NASA長官、中国の月開発警戒
By Bill Gertz – The Washington Times – Wednesday, January 4, 2023
米航空宇宙局(NASA)のネルソン長官は、中国が月に宇宙飛行士を送ろうとしていることについて、月の領有を主張するようになる可能性があると警告した。
元宇宙飛行士でフロリダ州選出の元上院議員のネルソン氏は、「宇宙開発を競っていることは確かだ。中国が、科学調査の名目で月の土地を手に入れないよう注意すべきだ。『侵入するな。ここはわれわれの土地だ』と言いだすことは間違いない」と述べた。
専門家らによると、中国は、戦略的に重要な航路である南シナ海で広い範囲の領有を主張し、「九段線」と呼ばれる歴史的にはっきりしない境界線をもとに90%は中国領だと訴えている。

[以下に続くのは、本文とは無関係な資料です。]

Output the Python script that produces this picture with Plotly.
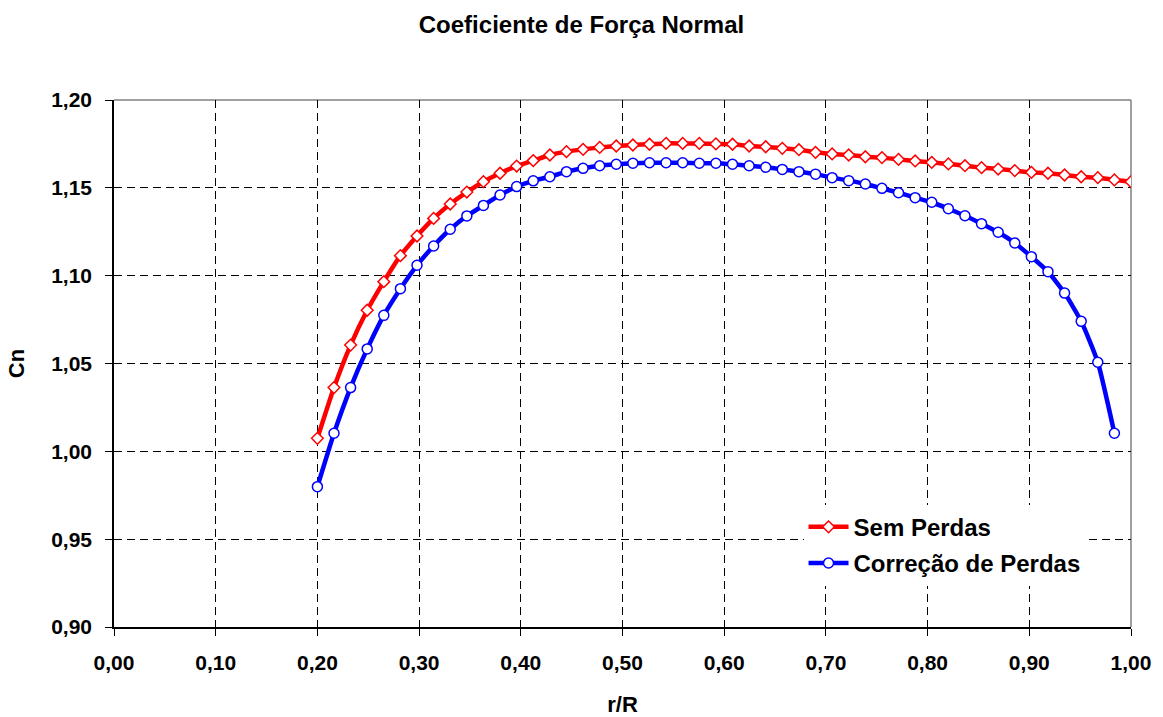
import plotly.graph_objects as go

n_red = 50
r_R_red = [0.2 + i * 0.8 / 49 for i in range(n_red)]
r_R_blue = r_R_red[:49]

cn_sem_perdas = [1.0074, 1.0363, 1.0605, 1.0803, 1.0966, 1.1114, 1.1226, 1.1326, 1.1408, 1.1476,
                 1.1535, 1.1583, 1.1624, 1.1655, 1.1687, 1.1706, 1.1719, 1.1730, 1.1738, 1.1744,
                 1.1748, 1.1753, 1.1753, 1.1753, 1.1750, 1.1748, 1.1738, 1.1734, 1.1725, 1.1717,
                 1.1702, 1.1693, 1.1687, 1.1677, 1.1672, 1.1662, 1.1653, 1.1645, 1.1636, 1.1626,
                 1.1615, 1.1607, 1.1598, 1.1588, 1.1583, 1.1573, 1.1563, 1.1558, 1.1545, 1.1535]

cn_correcao = [0.9799, 1.0103, 1.0363, 1.0583, 1.0774, 1.0926, 1.1059, 1.1169, 1.1264, 1.1340,
               1.1400, 1.1459, 1.1507, 1.1540, 1.1563, 1.1592, 1.1611, 1.1626, 1.1634, 1.1640,
               1.1643, 1.1643, 1.1643, 1.1640, 1.1640, 1.1634, 1.1626, 1.1617, 1.1605, 1.1592,
               1.1578, 1.1558, 1.1541, 1.1522, 1.1497, 1.1472, 1.1444, 1.1418, 1.1381, 1.1341,
               1.1296, 1.1247, 1.1186, 1.1108, 1.1023, 1.0901, 1.0740, 1.0507, 1.0103]

x_ticks = [i / 10 for i in range(11)]
x_tick_labels = ["0,00", "0,10", "0,20", "0,30", "0,40", "0,50", "0,60", "0,70", "0,80", "0,90", "1,00"]
y_ticks = [0.90, 0.95, 1.00, 1.05, 1.10, 1.15, 1.20]
y_tick_labels = ["0,90", "0,95", "1,00", "1,05", "1,10", "1,15", "1,20"]

FONT = "Liberation Sans, Arial, sans-serif"

fig = go.Figure()
fig.add_trace(go.Scatter(
    x=r_R_red, y=cn_sem_perdas, name="<b>Sem Perdas</b>", mode="lines+markers",
    line=dict(color="#FF0000", width=4.5, shape="spline", smoothing=0.5),
    marker=dict(symbol="diamond", size=9, color="white", line=dict(color="#FF0000", width=1.5)),
    legendgroup="a",
))
fig.add_trace(go.Scatter(
    x=r_R_blue, y=cn_correcao, name="<b>Correção de Perdas</b>", mode="lines+markers",
    line=dict(color="#0000FF", width=4.5, shape="spline", smoothing=0.5),
    marker=dict(symbol="circle", size=10, color="white", line=dict(color="#0000FF", width=1.5)),
    legendgroup="b",
))

# gray plot-area border on top and right
fig.add_shape(type="line", xref="paper", yref="paper", x0=0, x1=1, y0=1, y1=1,
              line=dict(color="#808080", width=1.5), layer="below")
fig.add_shape(type="line", xref="paper", yref="paper", x0=1, x1=1, y0=0, y1=1,
              line=dict(color="#808080", width=1.5), layer="below")

fig.update_layout(
    width=1163, height=717,
    paper_bgcolor="white", plot_bgcolor="white",
    margin=dict(l=114, r=32, t=100, b=90, autoexpand=False),
    font=dict(family=FONT, color="black"),
    title=dict(text="<b>Coeficiente de Força Normal</b>", x=0.5, xanchor="center",
               y=0.965, yanchor="middle", font=dict(size=24, family=FONT, color="black")),
    legend=dict(x=0.678, y=0.232, xanchor="left", yanchor="top", bgcolor="white",
                font=dict(size=24, family=FONT, color="black"), traceorder="grouped",
                tracegroupgap=2, itemwidth=40),
    showlegend=True,
)
fig.update_xaxes(
    range=[0, 1], tickvals=x_ticks, ticktext=["<b>%s</b>" % t for t in x_tick_labels],
    tickfont=dict(size=21, family=FONT, color="black"), ticks="outside", ticklen=7,
    tickcolor="black", ticklabelstandoff=9, automargin=False,
    showline=True, linecolor="black", linewidth=1.5, mirror=False,
    showgrid=True, gridcolor="black", griddash="8px,5px", gridwidth=1,
    zeroline=False,
    title=dict(text="<b>r/R</b>", font=dict(size=22, family=FONT, color="black"), standoff=31),
)
fig.update_yaxes(
    range=[0.90, 1.20], tickvals=y_ticks, ticktext=["<b>%s</b>" % t for t in y_tick_labels],
    tickfont=dict(size=21, family=FONT, color="black"), ticks="outside", ticklen=7,
    tickcolor="black", ticklabelstandoff=9, automargin=False,
    showline=True, linecolor="black", linewidth=1.5, mirror=False,
    showgrid=True, gridcolor="black", griddash="8px,5px", gridwidth=1,
    zeroline=False,
    title=dict(text="<b>Cn</b>", font=dict(size=22, family=FONT, color="black"), standoff=20),
)

fig.write_html("out.html", config={"displayModeBar": False},
               post_script="document.body.style.margin='0';")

ネルソン氏は、「(月への中国の計画を)疑うなら、スプラトリー(南沙)諸島で中国がしたことを見ればいい」と述べた。
中国は、南沙諸島の約13平方キロを自国領と主張し、数年前から、一部の島に対空・対艦ミサイルを配備した。
中国国営メディアは、米紙ポリティコでのネルソン氏の主張に強く反発、中国は米国と宇宙で競うつもりはないと主張した。中国共産党系のチャイナ・デイリー紙は、ネルソン氏の発言を否定した上で、宇宙での中国の活動はすべて、社会・経済・技術的開発を目的としたものだと強調した。
宇宙産業アナリストで、中国の国際宇宙航行連盟(IAF)宇宙輸送委員会副会長の楊宇光氏は、「宇宙競争をしたいという人がいても、それは、その人のものであり、われわれは関与しない」と述べた。
しかし、宇宙に関する国家安全保障専門家は、中国が否定したことについて、「だまされてはいけない。…ここにも、『九段線』による領土奪取のような地政学的な一面がある」と指摘した。
NASAはアルテミス1で、月の周回軌道に無人宇宙戦オリオンを投入するミッションを完了したばかり。NASAは、月居住計画の一環として宇宙飛行士を月面に送り込むことを計画している。
それによって月を拠点に、さらに遠方の惑星を探査することが容易になる。
中国は、2020年代の終わりまで月に宇宙飛行士を送り込む予定で、その計画の一環として、すでにロボットを着陸させてサンプルを収集している。計画は人民解放軍(PLA)の管理下にあり、宇宙専門家らは、中国が月を利用して宇宙から人工衛星を攻撃する可能性があるとしている。
空軍研究所の最新報告によると、新設された国防総省の宇宙軍は、月とさらに遠方の領域での防衛に取り組む準備を進めている。宇宙軍は、地球の静止軌道の外側と月の間のシスルナー空間の防衛を研究している。
これは、宇宙軍とNASAが昨年、交わした覚書に記されている。この覚書は、2021年6月に公開された。中国とロシアが月面に合同で国際研究ステーションを建設する計画を発表した直後のことだ。